═════ Source data ═════

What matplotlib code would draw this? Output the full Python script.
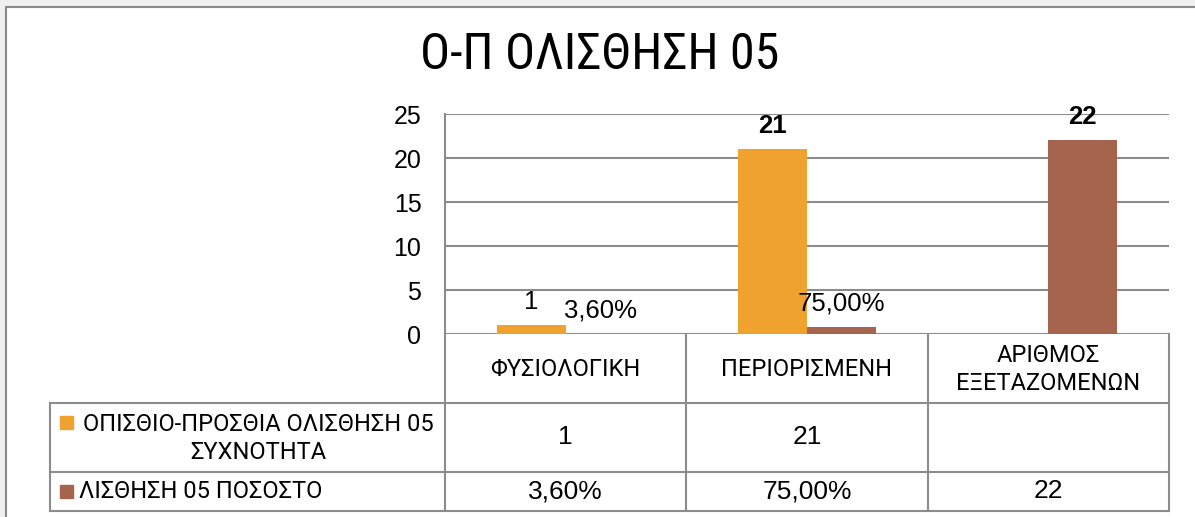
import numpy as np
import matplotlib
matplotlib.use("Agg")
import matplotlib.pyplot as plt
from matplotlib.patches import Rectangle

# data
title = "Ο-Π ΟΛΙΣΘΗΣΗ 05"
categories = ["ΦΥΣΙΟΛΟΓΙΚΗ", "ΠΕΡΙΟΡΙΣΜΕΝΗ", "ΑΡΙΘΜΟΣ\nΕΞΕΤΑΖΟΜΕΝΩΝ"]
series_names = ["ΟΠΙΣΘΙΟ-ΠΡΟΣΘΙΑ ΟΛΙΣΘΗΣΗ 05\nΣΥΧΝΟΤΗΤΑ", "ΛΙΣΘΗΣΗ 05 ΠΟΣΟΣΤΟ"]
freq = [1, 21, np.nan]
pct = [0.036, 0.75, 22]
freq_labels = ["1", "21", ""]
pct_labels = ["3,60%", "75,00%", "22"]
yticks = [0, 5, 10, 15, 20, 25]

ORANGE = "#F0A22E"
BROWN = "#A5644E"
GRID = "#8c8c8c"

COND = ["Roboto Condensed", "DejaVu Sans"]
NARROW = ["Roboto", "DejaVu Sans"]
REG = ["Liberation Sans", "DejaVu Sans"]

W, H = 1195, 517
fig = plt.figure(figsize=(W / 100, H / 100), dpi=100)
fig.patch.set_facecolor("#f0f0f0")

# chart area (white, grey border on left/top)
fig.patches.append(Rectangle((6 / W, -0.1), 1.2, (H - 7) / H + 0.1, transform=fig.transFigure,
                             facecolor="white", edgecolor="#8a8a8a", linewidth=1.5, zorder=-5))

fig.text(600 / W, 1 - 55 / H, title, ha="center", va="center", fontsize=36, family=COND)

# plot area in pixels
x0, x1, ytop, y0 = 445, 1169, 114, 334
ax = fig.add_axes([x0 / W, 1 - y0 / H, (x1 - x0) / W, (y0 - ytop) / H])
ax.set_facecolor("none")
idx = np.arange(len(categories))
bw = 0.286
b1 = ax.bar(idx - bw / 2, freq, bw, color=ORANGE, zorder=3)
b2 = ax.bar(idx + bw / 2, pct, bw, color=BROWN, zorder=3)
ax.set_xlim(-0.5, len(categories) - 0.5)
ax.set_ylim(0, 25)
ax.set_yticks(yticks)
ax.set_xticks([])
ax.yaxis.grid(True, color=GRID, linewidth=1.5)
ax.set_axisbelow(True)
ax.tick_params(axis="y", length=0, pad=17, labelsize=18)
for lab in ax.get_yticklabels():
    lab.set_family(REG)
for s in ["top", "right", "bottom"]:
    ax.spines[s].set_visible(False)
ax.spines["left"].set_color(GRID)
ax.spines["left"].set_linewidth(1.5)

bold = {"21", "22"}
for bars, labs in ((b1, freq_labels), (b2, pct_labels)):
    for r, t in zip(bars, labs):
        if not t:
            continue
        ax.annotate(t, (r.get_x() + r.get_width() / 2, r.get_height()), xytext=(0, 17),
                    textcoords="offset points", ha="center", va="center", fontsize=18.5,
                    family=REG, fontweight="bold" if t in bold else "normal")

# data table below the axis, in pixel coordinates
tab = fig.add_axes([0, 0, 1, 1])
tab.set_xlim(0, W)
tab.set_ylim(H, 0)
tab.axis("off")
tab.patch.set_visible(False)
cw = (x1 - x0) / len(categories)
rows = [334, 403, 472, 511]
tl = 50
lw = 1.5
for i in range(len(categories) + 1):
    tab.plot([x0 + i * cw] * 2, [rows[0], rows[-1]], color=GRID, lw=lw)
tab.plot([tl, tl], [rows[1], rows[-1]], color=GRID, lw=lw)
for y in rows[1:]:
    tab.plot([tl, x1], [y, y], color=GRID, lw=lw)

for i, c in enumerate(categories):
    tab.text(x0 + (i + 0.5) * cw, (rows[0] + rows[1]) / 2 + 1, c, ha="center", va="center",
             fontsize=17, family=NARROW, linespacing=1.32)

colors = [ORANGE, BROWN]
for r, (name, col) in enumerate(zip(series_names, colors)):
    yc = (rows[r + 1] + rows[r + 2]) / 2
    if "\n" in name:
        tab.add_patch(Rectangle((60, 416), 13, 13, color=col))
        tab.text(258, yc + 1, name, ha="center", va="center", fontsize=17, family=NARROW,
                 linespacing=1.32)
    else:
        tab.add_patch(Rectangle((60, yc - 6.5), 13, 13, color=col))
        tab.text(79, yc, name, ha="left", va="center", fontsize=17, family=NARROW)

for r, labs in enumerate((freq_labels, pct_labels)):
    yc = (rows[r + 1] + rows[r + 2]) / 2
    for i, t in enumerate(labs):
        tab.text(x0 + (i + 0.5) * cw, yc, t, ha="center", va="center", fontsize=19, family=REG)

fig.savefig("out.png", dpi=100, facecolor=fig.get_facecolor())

═════

Find how many lines in the listing hold "matplotlib", and reply with that number only.

5